### WHAT THE TASK REQUIRES
Copy out each line of the material below that holds the string "this".

### INPUT RECORDS

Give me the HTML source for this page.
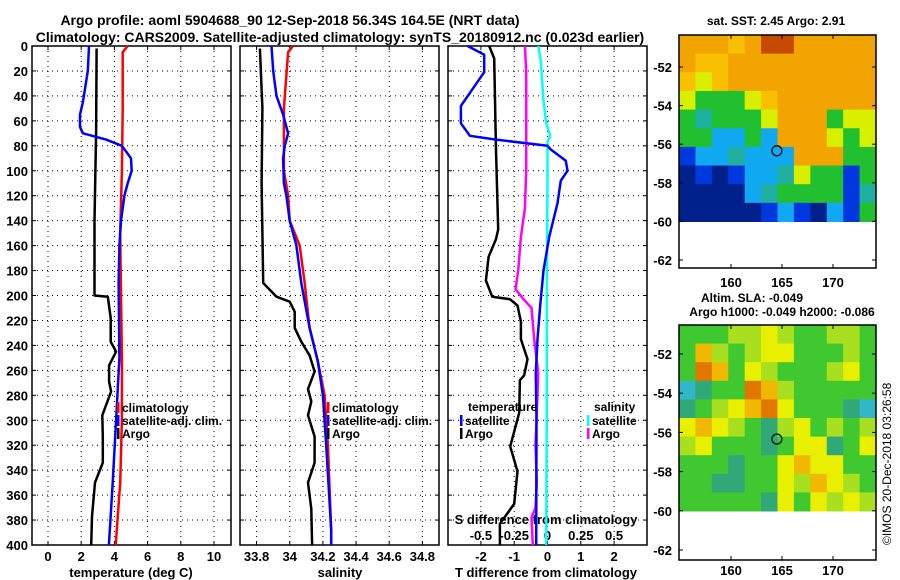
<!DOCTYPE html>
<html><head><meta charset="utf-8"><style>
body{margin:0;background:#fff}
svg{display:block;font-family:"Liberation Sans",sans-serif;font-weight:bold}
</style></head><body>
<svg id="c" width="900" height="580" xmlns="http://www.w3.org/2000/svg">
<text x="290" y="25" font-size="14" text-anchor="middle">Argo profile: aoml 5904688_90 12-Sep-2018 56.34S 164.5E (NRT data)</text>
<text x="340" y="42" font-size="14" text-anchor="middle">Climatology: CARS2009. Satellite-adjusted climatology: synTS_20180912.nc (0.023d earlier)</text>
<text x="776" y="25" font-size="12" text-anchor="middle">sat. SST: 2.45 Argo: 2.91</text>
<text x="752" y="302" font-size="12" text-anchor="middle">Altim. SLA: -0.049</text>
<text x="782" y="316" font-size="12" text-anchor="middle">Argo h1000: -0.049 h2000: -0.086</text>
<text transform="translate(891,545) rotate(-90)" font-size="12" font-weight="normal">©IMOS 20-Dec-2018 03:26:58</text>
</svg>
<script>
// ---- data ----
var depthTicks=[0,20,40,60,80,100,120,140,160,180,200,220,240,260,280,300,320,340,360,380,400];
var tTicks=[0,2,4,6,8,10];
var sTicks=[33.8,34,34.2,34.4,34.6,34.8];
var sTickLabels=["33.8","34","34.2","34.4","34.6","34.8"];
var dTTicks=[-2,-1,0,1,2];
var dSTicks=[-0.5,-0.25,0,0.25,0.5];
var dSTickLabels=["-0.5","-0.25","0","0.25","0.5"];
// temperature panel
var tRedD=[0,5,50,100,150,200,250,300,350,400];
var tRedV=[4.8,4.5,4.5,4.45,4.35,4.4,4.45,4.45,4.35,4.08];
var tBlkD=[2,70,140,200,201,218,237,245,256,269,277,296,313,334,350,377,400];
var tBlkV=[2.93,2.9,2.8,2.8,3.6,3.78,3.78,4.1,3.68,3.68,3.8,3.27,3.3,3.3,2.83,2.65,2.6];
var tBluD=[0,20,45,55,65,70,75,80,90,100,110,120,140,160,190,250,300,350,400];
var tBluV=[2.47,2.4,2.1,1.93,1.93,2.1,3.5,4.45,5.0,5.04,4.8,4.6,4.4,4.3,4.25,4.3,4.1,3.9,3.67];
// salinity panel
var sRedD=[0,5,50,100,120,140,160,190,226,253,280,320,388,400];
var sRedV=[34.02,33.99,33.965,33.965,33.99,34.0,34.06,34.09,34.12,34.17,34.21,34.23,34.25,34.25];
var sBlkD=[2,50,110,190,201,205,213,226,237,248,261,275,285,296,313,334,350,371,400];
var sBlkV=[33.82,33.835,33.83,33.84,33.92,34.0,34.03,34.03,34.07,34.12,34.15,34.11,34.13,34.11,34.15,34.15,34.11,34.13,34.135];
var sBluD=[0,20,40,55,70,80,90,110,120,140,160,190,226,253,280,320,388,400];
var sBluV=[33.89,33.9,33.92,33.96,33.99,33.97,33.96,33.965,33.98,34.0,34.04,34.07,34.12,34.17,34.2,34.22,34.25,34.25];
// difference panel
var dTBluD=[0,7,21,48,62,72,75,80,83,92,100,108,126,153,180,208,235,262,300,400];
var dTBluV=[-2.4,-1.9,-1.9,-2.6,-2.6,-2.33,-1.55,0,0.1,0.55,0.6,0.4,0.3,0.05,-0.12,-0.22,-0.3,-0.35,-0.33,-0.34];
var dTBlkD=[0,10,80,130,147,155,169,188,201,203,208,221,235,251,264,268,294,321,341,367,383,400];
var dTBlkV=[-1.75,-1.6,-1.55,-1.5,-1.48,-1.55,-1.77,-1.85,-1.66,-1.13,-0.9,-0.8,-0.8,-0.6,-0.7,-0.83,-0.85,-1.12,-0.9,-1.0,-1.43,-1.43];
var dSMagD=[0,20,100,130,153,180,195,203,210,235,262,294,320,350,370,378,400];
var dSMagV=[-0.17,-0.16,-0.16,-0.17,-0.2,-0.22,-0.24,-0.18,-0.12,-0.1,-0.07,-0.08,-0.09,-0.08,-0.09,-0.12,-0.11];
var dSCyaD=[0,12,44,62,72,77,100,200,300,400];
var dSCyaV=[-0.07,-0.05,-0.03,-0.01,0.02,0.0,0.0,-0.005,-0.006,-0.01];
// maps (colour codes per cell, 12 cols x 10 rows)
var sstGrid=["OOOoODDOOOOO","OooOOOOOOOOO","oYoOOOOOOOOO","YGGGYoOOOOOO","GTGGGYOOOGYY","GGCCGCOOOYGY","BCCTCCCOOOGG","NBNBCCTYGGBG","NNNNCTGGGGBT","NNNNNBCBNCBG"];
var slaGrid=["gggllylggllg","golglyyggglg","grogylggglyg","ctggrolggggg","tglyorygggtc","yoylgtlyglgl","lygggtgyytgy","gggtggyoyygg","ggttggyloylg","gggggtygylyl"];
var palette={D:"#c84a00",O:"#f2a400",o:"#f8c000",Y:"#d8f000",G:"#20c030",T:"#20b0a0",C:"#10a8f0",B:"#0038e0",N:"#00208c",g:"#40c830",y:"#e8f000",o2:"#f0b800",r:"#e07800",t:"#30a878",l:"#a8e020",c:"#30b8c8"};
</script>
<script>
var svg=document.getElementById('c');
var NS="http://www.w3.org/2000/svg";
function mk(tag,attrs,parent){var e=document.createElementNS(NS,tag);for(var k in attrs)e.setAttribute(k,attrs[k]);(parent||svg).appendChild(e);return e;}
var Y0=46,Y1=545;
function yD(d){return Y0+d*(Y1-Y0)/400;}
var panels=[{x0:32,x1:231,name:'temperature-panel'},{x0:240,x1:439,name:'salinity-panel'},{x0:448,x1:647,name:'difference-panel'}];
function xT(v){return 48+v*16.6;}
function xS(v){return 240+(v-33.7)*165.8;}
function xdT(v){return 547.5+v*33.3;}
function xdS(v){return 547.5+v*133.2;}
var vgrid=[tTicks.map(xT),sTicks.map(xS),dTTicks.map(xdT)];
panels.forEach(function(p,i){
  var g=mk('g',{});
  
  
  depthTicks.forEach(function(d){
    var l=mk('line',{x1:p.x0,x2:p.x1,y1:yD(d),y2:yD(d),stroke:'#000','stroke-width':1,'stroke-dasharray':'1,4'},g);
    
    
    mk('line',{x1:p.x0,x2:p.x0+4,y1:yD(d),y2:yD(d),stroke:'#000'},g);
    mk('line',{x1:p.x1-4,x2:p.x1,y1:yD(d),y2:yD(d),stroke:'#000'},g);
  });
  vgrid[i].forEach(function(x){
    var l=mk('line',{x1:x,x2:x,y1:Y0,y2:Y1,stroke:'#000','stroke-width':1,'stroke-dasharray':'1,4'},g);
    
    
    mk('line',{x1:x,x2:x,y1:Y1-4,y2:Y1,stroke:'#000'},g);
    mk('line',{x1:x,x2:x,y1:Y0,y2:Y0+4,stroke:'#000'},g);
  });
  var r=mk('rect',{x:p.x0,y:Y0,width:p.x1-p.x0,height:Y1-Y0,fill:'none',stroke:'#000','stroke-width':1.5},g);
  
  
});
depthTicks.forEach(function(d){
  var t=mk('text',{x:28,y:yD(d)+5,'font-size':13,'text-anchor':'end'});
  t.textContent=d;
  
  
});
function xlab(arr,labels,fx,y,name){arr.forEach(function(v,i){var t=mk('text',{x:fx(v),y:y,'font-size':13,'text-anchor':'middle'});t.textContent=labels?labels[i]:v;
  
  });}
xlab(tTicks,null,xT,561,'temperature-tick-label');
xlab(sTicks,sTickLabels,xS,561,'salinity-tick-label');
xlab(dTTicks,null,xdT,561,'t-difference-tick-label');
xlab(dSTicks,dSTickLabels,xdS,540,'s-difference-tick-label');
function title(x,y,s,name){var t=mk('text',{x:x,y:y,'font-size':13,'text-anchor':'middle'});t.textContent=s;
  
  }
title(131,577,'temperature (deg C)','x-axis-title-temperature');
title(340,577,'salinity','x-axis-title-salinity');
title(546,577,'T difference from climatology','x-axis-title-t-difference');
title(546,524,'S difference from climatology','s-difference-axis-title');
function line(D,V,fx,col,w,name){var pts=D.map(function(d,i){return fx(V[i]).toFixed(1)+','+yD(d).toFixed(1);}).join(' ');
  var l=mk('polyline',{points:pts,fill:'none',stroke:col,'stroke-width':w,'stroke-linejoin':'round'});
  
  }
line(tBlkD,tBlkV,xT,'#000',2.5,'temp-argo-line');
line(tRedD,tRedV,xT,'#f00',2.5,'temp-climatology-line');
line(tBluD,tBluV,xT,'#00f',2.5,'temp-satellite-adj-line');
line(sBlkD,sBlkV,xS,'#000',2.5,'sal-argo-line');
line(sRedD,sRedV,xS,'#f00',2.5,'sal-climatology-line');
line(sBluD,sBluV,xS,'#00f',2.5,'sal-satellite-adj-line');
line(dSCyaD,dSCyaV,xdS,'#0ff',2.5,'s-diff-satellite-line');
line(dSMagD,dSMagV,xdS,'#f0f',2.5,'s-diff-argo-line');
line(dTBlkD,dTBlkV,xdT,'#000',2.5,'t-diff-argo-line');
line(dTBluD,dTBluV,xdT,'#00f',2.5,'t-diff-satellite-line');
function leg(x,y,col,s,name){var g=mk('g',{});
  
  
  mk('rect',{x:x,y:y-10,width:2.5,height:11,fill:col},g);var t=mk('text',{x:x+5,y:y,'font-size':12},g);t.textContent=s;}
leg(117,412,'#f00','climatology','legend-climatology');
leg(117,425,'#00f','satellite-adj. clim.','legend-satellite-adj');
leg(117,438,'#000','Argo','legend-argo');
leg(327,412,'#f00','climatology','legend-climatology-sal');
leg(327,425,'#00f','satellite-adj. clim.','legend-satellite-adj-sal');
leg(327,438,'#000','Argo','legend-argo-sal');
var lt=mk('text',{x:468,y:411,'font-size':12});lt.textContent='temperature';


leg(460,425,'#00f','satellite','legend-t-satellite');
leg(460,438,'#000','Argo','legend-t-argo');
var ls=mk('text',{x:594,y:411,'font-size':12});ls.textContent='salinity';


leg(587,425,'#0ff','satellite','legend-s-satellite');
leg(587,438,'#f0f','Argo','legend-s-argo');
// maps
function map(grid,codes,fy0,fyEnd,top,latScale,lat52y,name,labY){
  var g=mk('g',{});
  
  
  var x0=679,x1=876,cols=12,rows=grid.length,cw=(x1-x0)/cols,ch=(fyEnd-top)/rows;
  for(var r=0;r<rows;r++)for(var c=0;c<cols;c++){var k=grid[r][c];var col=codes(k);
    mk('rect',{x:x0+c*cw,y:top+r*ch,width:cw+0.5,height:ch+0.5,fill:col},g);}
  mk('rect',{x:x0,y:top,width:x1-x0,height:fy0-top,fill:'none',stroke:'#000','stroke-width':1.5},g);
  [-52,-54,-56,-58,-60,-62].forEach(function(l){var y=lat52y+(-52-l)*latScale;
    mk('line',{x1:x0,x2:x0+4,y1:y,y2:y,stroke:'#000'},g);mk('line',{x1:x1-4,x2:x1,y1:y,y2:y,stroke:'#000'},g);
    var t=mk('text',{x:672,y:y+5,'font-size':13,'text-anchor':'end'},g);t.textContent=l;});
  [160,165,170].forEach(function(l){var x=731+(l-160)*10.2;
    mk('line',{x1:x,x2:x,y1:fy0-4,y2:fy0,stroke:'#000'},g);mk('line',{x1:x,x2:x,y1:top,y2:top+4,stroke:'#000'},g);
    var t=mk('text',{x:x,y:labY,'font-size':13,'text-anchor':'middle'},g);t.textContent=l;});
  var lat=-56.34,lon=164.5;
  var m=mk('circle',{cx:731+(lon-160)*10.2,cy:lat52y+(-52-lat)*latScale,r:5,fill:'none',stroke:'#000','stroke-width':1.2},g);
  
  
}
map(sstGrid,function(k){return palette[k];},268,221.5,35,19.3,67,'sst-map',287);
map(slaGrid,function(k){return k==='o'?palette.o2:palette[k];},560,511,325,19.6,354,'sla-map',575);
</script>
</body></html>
---
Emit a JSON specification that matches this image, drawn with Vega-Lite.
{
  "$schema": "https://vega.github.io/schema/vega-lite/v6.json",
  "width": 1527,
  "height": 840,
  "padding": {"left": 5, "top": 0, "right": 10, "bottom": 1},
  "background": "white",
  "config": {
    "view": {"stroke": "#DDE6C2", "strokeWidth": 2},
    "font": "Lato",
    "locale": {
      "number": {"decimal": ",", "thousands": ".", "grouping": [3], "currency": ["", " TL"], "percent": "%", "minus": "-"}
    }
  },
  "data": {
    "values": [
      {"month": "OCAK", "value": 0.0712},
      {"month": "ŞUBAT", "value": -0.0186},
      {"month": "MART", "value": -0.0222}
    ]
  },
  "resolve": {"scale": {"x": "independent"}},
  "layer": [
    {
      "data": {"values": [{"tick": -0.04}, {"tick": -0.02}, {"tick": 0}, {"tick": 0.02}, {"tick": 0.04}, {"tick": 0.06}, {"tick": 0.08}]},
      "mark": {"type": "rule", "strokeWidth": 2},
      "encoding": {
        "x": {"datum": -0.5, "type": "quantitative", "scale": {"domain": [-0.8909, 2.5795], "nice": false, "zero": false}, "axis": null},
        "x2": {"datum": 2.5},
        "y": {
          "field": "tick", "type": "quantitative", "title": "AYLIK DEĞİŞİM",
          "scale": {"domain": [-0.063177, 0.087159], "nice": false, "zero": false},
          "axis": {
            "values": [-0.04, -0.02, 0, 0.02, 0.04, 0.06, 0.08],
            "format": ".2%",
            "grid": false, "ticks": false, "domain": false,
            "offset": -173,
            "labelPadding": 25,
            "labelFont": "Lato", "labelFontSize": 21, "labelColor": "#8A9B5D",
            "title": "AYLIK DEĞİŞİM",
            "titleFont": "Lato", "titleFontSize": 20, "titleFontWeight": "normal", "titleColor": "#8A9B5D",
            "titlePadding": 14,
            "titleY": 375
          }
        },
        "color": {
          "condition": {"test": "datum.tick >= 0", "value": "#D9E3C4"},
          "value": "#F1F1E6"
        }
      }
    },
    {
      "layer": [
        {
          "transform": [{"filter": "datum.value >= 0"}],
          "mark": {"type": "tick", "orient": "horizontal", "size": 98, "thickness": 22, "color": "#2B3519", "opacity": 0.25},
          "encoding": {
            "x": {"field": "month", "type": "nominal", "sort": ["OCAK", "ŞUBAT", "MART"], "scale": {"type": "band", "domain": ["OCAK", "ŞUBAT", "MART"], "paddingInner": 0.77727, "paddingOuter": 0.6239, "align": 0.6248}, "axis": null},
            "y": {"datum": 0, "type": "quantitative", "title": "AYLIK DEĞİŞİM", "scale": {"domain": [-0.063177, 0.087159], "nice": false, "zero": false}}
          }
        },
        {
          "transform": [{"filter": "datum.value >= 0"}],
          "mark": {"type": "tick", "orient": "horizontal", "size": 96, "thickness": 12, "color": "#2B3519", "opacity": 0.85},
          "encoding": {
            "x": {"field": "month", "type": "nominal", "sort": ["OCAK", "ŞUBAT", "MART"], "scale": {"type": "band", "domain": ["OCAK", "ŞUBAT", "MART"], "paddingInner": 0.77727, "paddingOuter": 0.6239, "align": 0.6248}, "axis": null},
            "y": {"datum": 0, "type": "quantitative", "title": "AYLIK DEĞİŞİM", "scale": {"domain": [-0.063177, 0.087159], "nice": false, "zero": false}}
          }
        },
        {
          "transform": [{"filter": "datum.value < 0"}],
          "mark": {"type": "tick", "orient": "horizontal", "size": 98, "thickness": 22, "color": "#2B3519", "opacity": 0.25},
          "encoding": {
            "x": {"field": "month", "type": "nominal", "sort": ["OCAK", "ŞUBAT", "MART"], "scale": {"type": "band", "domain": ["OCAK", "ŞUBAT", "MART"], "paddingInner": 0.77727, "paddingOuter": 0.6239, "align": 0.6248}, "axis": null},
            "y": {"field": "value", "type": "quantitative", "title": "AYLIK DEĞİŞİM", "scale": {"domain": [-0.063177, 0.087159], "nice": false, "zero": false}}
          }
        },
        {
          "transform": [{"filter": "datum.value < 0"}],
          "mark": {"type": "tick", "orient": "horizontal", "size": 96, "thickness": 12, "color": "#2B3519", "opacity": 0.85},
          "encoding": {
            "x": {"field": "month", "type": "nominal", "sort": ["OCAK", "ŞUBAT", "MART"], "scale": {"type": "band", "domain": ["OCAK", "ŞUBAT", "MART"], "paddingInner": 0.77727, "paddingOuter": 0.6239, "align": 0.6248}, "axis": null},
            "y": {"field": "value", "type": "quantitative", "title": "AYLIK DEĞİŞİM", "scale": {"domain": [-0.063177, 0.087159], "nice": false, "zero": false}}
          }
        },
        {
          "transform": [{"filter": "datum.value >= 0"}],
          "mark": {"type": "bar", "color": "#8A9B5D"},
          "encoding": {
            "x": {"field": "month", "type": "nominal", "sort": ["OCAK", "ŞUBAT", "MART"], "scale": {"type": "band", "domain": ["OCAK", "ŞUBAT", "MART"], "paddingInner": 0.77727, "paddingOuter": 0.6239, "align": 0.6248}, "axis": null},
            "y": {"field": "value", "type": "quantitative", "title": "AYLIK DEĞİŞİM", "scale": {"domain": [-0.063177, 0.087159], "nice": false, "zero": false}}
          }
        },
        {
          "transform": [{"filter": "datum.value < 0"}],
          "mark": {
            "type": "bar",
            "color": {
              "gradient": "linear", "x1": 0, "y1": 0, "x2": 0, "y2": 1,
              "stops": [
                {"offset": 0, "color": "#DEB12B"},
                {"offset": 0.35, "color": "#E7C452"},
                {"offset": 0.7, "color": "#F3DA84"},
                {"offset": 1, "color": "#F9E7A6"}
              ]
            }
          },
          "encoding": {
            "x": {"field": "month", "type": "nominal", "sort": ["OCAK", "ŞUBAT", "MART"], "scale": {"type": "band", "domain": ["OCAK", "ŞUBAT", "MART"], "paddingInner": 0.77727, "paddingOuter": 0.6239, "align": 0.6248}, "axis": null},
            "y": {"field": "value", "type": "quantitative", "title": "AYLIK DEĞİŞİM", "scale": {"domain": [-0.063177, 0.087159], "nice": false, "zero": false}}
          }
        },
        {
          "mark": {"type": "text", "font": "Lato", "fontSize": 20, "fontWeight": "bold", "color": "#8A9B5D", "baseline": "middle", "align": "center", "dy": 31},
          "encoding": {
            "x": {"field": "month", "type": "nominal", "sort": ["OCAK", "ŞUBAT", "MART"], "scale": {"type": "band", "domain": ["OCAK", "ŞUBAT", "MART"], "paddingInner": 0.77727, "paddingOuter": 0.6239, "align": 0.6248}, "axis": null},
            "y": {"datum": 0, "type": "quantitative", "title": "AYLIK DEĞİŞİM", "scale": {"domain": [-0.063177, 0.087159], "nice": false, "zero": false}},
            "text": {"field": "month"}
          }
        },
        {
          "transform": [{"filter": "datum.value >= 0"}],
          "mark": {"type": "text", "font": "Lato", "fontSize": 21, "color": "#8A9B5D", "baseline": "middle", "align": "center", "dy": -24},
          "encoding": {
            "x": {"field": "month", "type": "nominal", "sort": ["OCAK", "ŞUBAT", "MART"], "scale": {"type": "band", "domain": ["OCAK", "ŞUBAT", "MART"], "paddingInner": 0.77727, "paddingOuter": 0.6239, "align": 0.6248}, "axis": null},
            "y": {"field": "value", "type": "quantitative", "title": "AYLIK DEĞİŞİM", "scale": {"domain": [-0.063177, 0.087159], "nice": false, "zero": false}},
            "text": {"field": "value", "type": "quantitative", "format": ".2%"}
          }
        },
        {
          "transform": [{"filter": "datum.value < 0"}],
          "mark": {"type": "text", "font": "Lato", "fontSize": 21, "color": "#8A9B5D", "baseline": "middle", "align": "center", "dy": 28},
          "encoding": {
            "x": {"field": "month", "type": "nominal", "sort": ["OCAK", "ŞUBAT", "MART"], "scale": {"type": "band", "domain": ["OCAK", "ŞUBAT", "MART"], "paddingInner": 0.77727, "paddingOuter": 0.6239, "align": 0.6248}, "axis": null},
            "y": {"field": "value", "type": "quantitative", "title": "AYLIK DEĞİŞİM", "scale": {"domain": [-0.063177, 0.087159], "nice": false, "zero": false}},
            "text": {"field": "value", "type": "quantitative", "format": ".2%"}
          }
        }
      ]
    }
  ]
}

### RESULT BELOW
Give me the HTML source for this page.
Emit a JSON specification that matches this image, drawn with Vega-Lite.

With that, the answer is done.